Als partner van een kankerpatiënt vervult Harrie nieuwe rollen: hij is de 'boeman' die Anny moet afremmen. Dat valt niet mee omdat ze van nature energiek is en headstrong: ze heeft 'een harde kop'. Vlak na de chemotherapie vorig jaar pakte ze haar werk in de thuiszorg weer op: mensen wassen, tillen, bukken. Veel te zwaar voor haar, wist Harrie, maar zijn vrouw had daar geen boodschap aan.
Chauffeur: ook zo'n nieuwe job van Harrie vanaf het moment dat Anny's ziekte werd ontdekt. Dat gebeurde anderhalf jaar geleden, vlak voor zijn pensioen. Het echtpaar dat zich had verheugd op reizen en leuke dingen, moest nu racen "van dokter naar dokter en van ziekenhuis naar ziekenhuis", vertelt Harrie. "Je leeft ineens van conclusies en diagnoses naar behandelplannen die je als leek probeert te begrijpen."
Kort daarvoor wisten ze niets van kanker, ineens kleurde de ziekte hun dagen en nachten. Anny reageerde heftig op de chemokuur, moest tussentijds worden opgenomen in het ziekenhuis, kreeg ook uitzaaiingen in haar botten en kan nu volgens haar man "hooguit 5 procent van wat ze vroeger kon".
Harrie's leven is óók ingrijpend veranderd. Maar voor zijn problemen en emoties heeft de omgeving veel minder oog. "Iedereen vraagt: Hoe is het met An?"

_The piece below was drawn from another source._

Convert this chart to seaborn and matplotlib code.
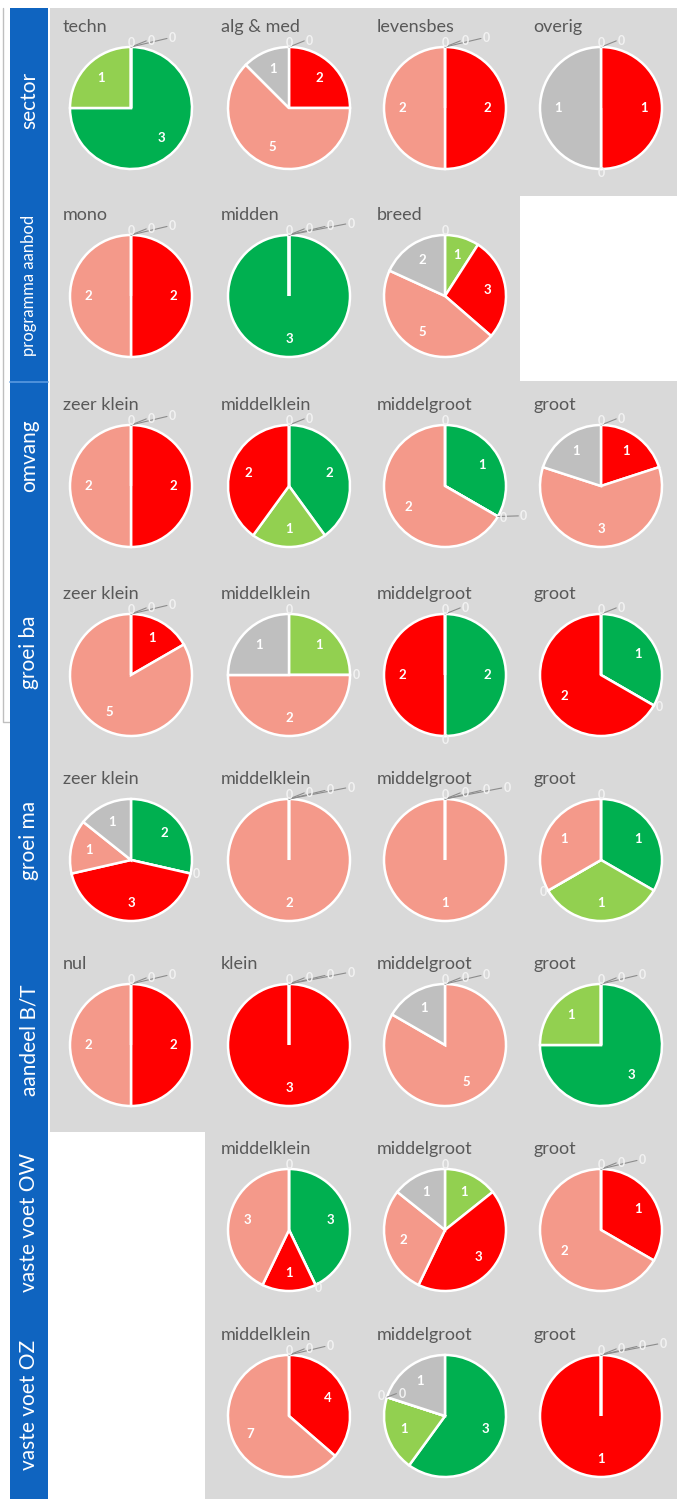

"Je krijgt een situatie waarin je eigen ik word ondergeschoffeld door het ziektebeeld van je vrouw", vertelt hij vanaf de bank van het Helen Dowling Instituut, een therapeutisch centrum voor psychologische hulp aan kankerpatiënten in Bilthoven. Daar kwamen Harrie en zijn vrouw vorig najaar samen terecht, omdat Anny de ernst van haar ziekte ontkende en hij niet wist hoe daarmee om te gaan. "Ik heb een leuke babbel, maar ik ben geen therapeut."
Die gezamenlijke gesprekken gaven hem al een flinke steun in de rug. Zo wist de therapeute Anny van de onhandigheid van hoge hakken te overtuigen en sneed ze de onderliggende emoties aan: angst en verdriet over het verlies van haar vrouw-zijn.
Sinds deze maand komt Harrie daarnaast solo voor gesprekken met dezelfde therapeut. Om ook te praten over wat hij verloor: zijn autonomie bijvoorbeeld. Toen Harrie nog lange werkdagen maakte als verkoopdirecteur, leidden hij en Anny ook elk een eigen leven. "Nu zit je op elkaars lip. Je rol verandert van partner naar verzorger."
Tijd voor zichzelf heeft of neemt hij niet meer. "Soms denk je: ik wil wel eens een halve dag zelf weggaan", zegt Harrie. "Maar dan denk ik ook: Kan ik dat wel máken? Kan ik wel plezier hebben als zij dat niet heeft? Als ik tijd voor mezelf neem, doe ik dan het verkeerde voor mijn partner?"